Greed, ravenous ambition, and a probable murder form the heady brew of this compelling chronicle of the family that founded the Louisville Courier-Journal; by a Pulitzer Prize-winning journalist. The focus of Chandler's study is the mysterious death in 1917 of Mary Kenan Flagler Bingham, who willed her husband of eight months, Robert Worth Bingham, $5 million that seeded the Bingham family's current $455-million fortune. A frisky account of the enduring rivalry between the Kenan and Bingham families--the former rich snobs, the latter scholarly snobs, both old Southern aristocracy--precedes the close-up look at Mary and Robert. After a youthful romance, for 20 years the two led separate lives, Mary marrying the co-founder of Standard Oil, Robert pursuing a corrupt and finally failed career as a lawyer/politician. Widowed within weeks of each other, the two met again: marriage at first sight, with Robert waiving marital rights to Mary's $150-million fortune. But soon Mary died and Robert revealed a new codicil in her will leaving him $5 million, in a sensational trial, the Kenans contested the will: was Mary, whose exhumed body revealed morphine addiction, conned into the codicil, then murdered?

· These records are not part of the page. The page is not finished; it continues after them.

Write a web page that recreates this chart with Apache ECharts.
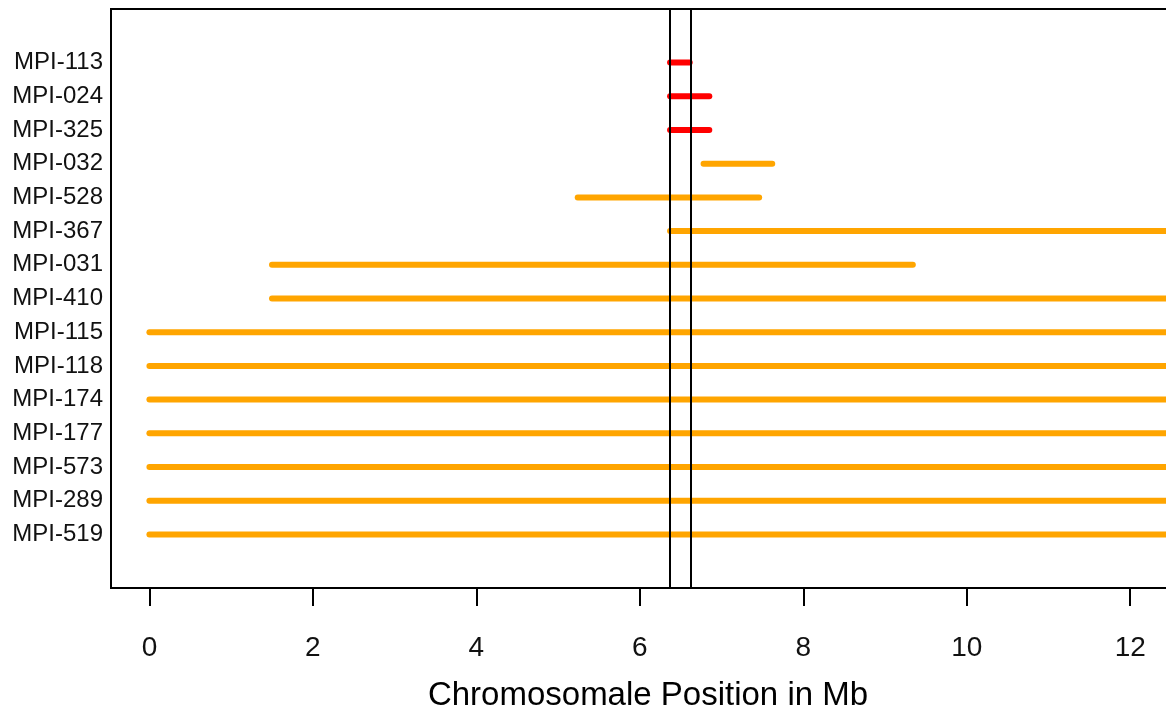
<!DOCTYPE html>
<html>
<head>
<meta charset="utf-8">
<script src="https://cdn.jsdelivr.net/npm/echarts@6/dist/echarts.min.js"></script>
<style>
html,body{margin:0;padding:0;background:#fff;}
#chart{width:1166px;height:713px;}
</style>
</head>
<body>
<div id="chart"></div>
<script>
// Sample names, top to bottom
const names = ['MPI-113','MPI-024','MPI-325','MPI-032','MPI-528','MPI-367','MPI-031','MPI-410','MPI-115','MPI-118','MPI-174','MPI-177','MPI-573','MPI-289','MPI-519'];
// Segment start / end positions (Mb)
const starts = [6.37, 6.37, 6.37, 6.78, 5.24, 6.37, 1.50, 1.50, 0, 0, 0, 0, 0, 0, 0];
const ends   = [6.61, 6.85, 6.85, 7.62, 7.46, 13, 9.34, 13, 13, 13, 13, 13, 13, 13, 13];
// Group of each sample
const groups = ['candidate','candidate','candidate','other','other','other','other','other','other','other','other','other','other','other','other'];
// Boundaries of the candidate interval (Mb)
const bounds = [6.37, 6.62];
// X axis tick labels
const xTicks = [0, 2, 4, 6, 8, 10, 12];

const groupColor = {candidate: '#ff0000', other: '#ffa500'};
const n = names.length;
const rowY = i => n - i; // top row at highest value

const series = names.map((nm, i) => ({
  name: nm,
  type: 'line',
  data: [[starts[i], rowY(i)], [ends[i], rowY(i)]],
  symbol: 'none',
  clip: true,
  silent: true,
  lineStyle: {color: groupColor[groups[i]], width: 6, cap: 'round'},
  z: 2
}));

series.push({
  type: 'line',
  data: [],
  silent: true,
  markLine: {
    symbol: ['none','none'],
    silent: true,
    label: {show: false},
    lineStyle: {color: '#000', width: 2, type: 'solid'},
    data: bounds.map(b => ({xAxis: b}))
  },
  z: 5
});

const chart = echarts.init(document.getElementById('chart'), null, {renderer: 'canvas'});
chart.setOption({
  animation: false,
  backgroundColor: '#fff',
  grid: {
    left: 111, width: 1074, top: 9, height: 579,
    show: true, borderColor: '#000', borderWidth: 2, backgroundColor: 'transparent',
    containLabel: false,
    outerBoundsMode: 'none'
  },
  xAxis: {
    type: 'value',
    min: -0.47, max: 12.67,
    splitLine: {show: false},
    axisLine: {show: false, onZero: false},
    axisTick: {show: true, customValues: xTicks, length: 18, lineStyle: {color: '#000', width: 2}},
    axisLabel: {customValues: xTicks, margin: 46, fontSize: 28, color: '#111', fontFamily: 'Liberation Sans, Arial, sans-serif'},
    name: 'Chromosomale Position in Mb',
    nameLocation: 'middle',
    nameGap: 91,
    nameTextStyle: {fontSize: 33, color: '#000', fontFamily: 'Liberation Sans, Arial, sans-serif'}
  },
  yAxis: {
    type: 'value',
    min: -0.59, max: 16.59,
    splitLine: {show: false},
    axisLine: {show: false, onZero: false},
    axisTick: {show: false},
    axisLabel: {
      customValues: names.map((_, i) => rowY(i)),
      formatter: v => names[n - Math.round(v)] || '',
      margin: 8, fontSize: 24, color: '#111',
      padding: [10, 0, 0, 0],
      fontFamily: 'Liberation Sans, Arial, sans-serif'
    }
  },
  series: series
});
</script>
</body>
</html>
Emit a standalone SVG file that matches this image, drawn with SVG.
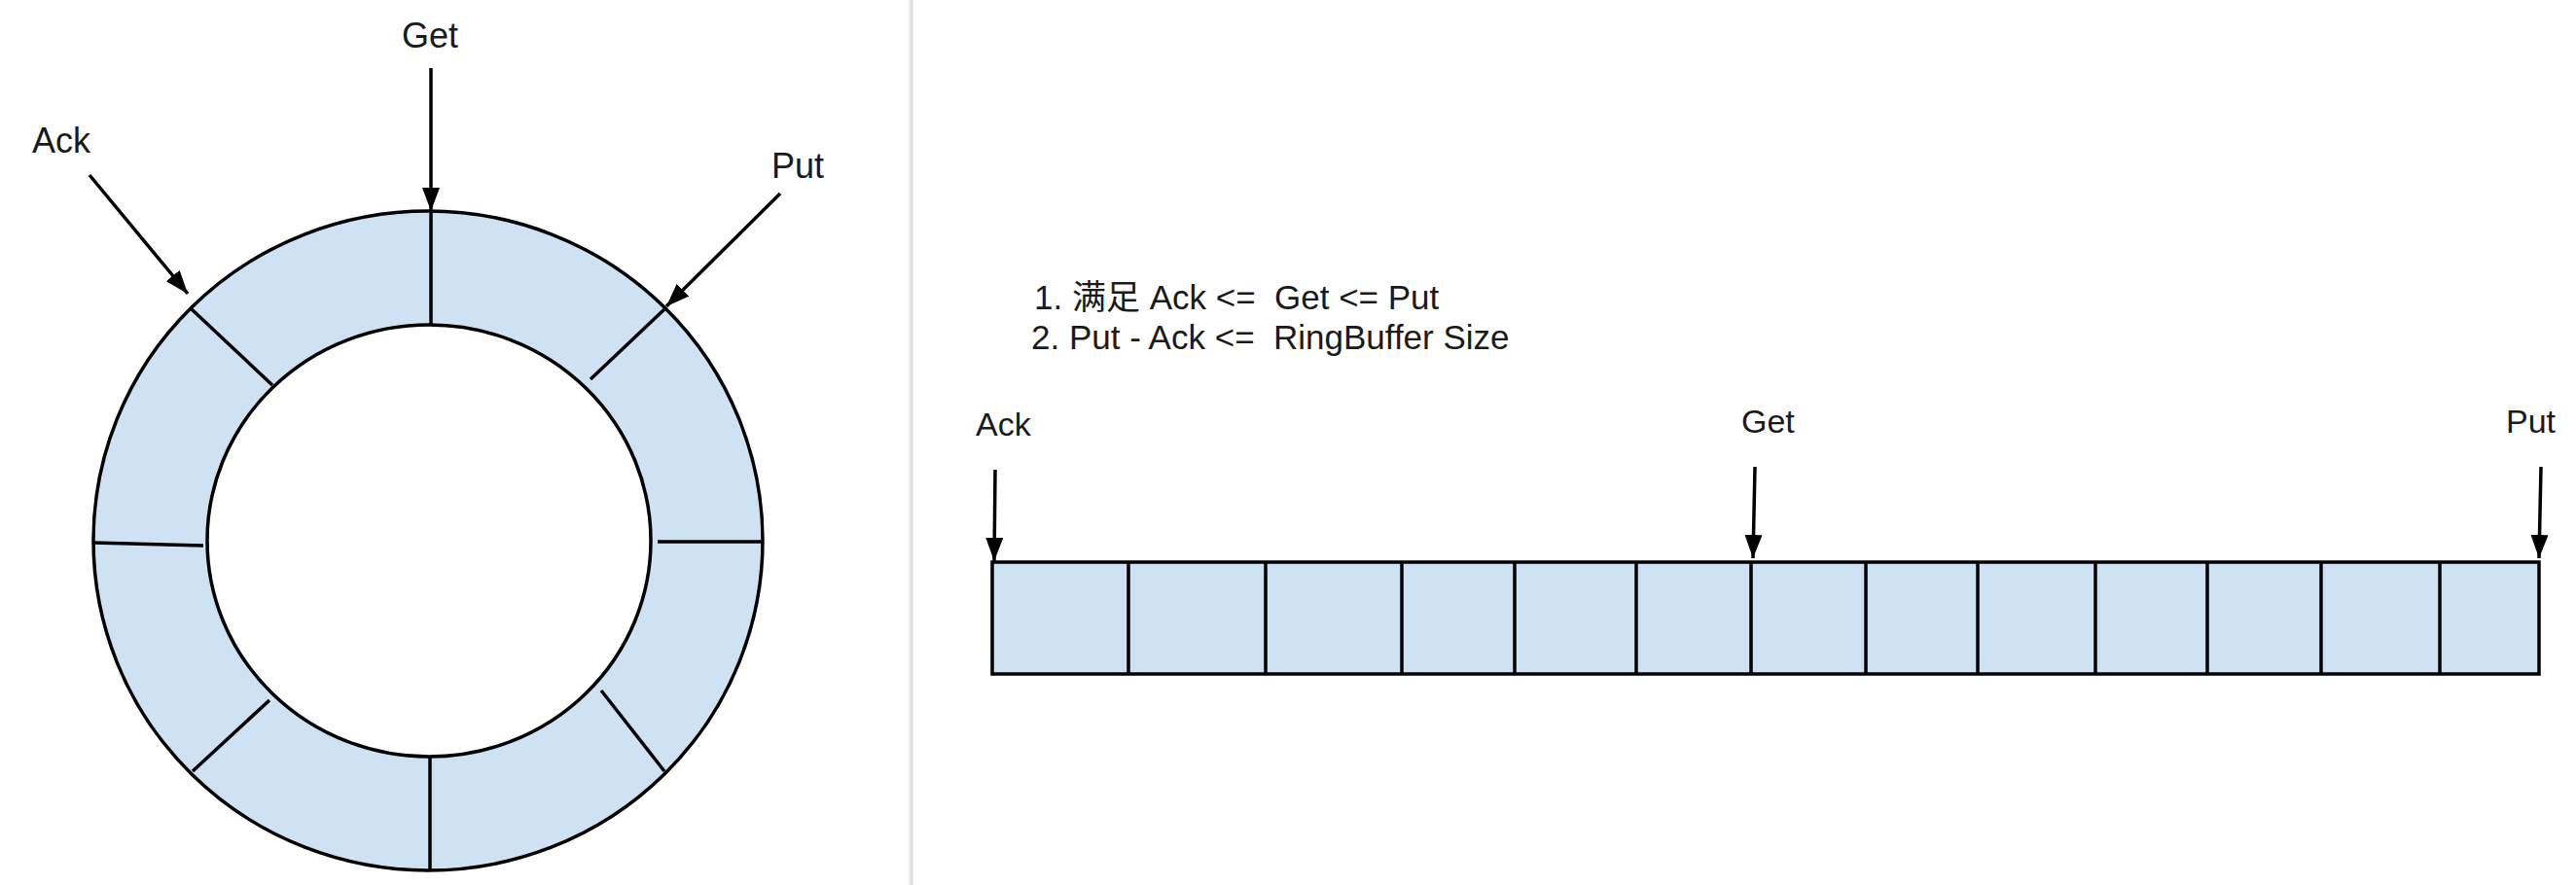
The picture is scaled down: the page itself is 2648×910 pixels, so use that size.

Proving nothing, the Kenans suddenly dropped their suit--and Robert went on to be Ambassador to England and to found a newspaper dynasty. This foundation set, Chandler sifts through the records (many ominously missing), positing a dark conclusion: Robert gave Mary syphilis, enabling him and a doctor ""to enter a morphine conspiracy and coerce her into signing the codicil. When her health deteriorated, they called in cooperative physicians but it was too late."" A comparison to the von Bulow case leads into an account of the recent Bingham family squabbling that has broken up the newspaper dynasty. Poetic justice? A dazzling presentation of real-life soap opera; impressive literary detective work, and grand entertainment.